I have long held a preference for buying locally-produced products whenever possible. It’s nice to support the local economy, reduce transportation waste and often - in the case of many things produced in the US - obtain goods of a higher quality than that of may foreign imports.
Living in China has turned most of that reasoning upside down. Here, I often pay a premium for imported goods, whether they be of American, European or Japanese origin, with hopes of ending up with something that might last more than a few months, work as described and, well, reduce waste from continual replacement.
I don’t mean to say that everything made in China is utter crap (although the vast majority of consumer goods sold here are inferior to things made or sold most anywhere else - including exported Chinese goods). There are a few manufactures who make things that are similar in quality to the output of foreign manufactures and brands; the challenge lies in discovering which things are worthwhile and which are simply a waste of funds.
Benro makes tripods that occupy one such grey area. Their sticks essentially rip off Gitzo designs but do so quite well, really, and at a significant cost savings. But is the short-term savings made when choosing a Chinese tripod over Italian worth it in the long haul?
I decided to take the leap three years ago while living in Macau. My ancient Linhof tripod was in the process of falling apart and a Benro C-227 carbon fiber tripod and KB1-A ballhead where the best I could afford at the time. The total for both came to 1,850HKD (about $240 USD) at a shop along Hong Kong’s Apliu Street market in Sham Shui Po. Quite a deal, really, considering that it’s difficult to find a quality ballhead alone for that amount.
The KB-1A, though, is not such a beast.
The main locking mechanism flat out sucks. The ballhead comes equipped with two knobs to control the main ball - one to lock its position and the other to control tension. The tension adjustment knob if fairly superfluous; the movement of the ball in the socket has never been fluid enough to allow tension to be applied in a particularly useful manner; it’s either too tight to move or loose enough that the camera is prone to flopping around without support. The main knob, while more utilitarian, is even more frustrating to use. Locking down the head, particularly when the camera is in horizontal orientation, takes significant effort. A lever would really be a much better choice than a knob here.

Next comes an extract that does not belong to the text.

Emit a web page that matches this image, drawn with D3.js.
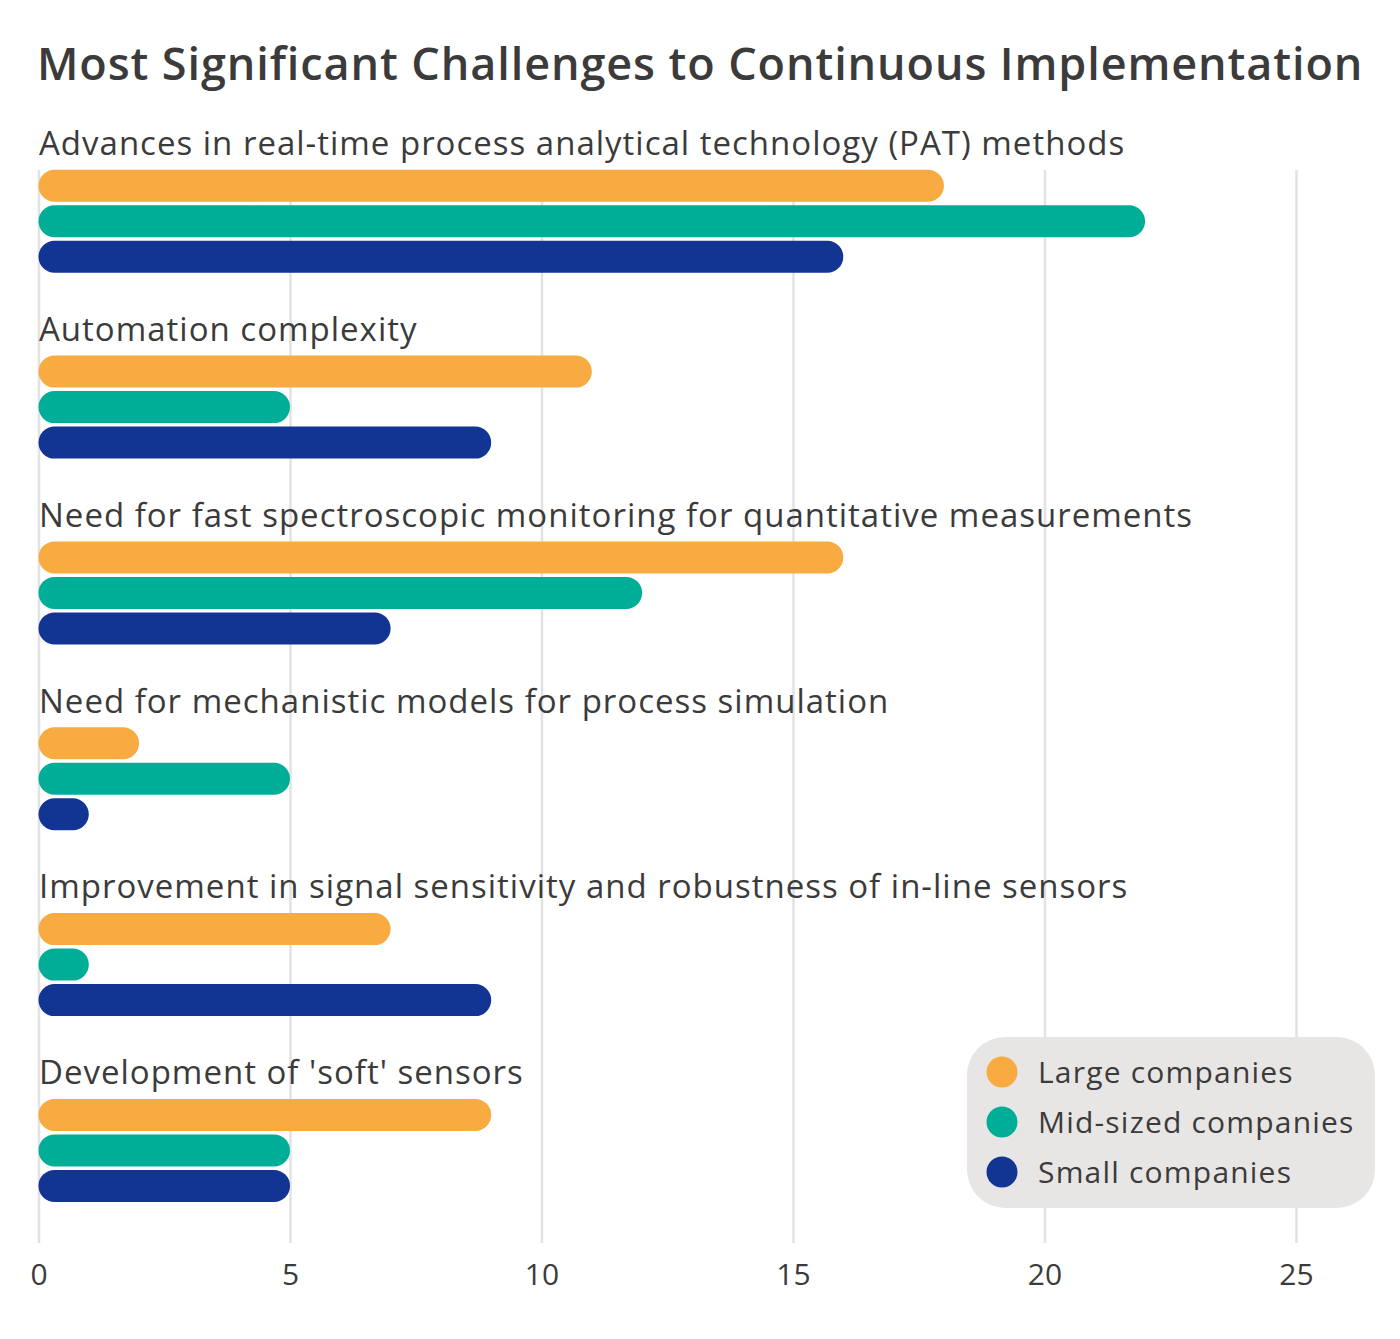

Locking effort isn’t this ballhead’s main downfall, though. That honor goes to the creep. Perhaps the bane of most, if not all cheap ballheads lies in their ability to maintain a set position before and after being locked down. Getting this head set to a precise position is somewhat akin to capturing the decisive moment using a camera with shutter delay randomly set between one and five seconds.
Then there’s the pan knob.
All of the adjustment knobs on the head are captive, as they should be. All, that is, except the pan knob. This is my ballhead’s fourth pan knob, not counting a number of improvised hardware store solutions. Ever try to use a ballhead missing its pan knob? Not fun.
Also notice how the screw for the pan knob is bent? They all get that way eventually. Lovely.
The quick release plate is the one part of the KB1-A ballhead that just works as it should. The camera plate is much thicker than it needs to be and thus somewhat painful to grip, but it does lock down as it should in the Arca-style clamp.
Lucky for me, Benro makes much better tripods than ballheads.
I’ve dragged the C-227 to nearly every assignment I’ve photographed over the past three years and it has held up admirably. I’ve had to check it completely unpadded on a couple international flights and it has also taken more than its fair shares of hard knocks under more usual daily conditions.
The only part that hasn’t held up very well is the carbon to aluminum joint at one end of the center column.
I managed to break the epoxy joint between the threaded aluminum insert and the carbon fiber tube at some point, which in turn caused a fracture in the carbon fiber a few cm long. The photos here are of the undamaged end of the center column; I have repaired the damaged end with a large quantity of epoxy and it seems to be holding up fine, thanks.
The twist lock connectors for the legs seem to work as well as those on any Gitzo tripod I’ve used. The legs flex more when extended than similar Gitzo legs, generally, but I’m not sure that would make any difference in image quality unless a very large camera or lens were involved. I use a mid-size DSLR with short lenses and haven’t ever noticed tripod movement.
So is Benro a good buy? For ballheads, I think not. Tripods? Maybe.
The Benro C-227 is really quite a nice mid-size tripod. It’s small enough to take just about anywhere but large enough to reach eye level without extending the center column. I would like to have a smaller tripod for travel and a taller tripod for some corporate work but this one is sized to do just about anything.
I doubt I’ll be buying another Chinese tripod though. While well made, the Gitzo tripods I’ve used are of better quality and possibly more durable as well. Gitzo also sells spare parts. A friend has replaced the internal leg-lock bushings on his 10+ year-old Gitzo Mountaineer tripod multiple times, as they are prone to wear. Gitzo sells a kit with spare parts for all their tripods. Benro? I don’t think so.
The C-227 is a solid tripod and I intend to keep using it as long as it stays standing. I haven’t been using the KB1-A ball head lately in favor of a Foba model, but have plans to replace that too with something better. Perhaps a model from Markins.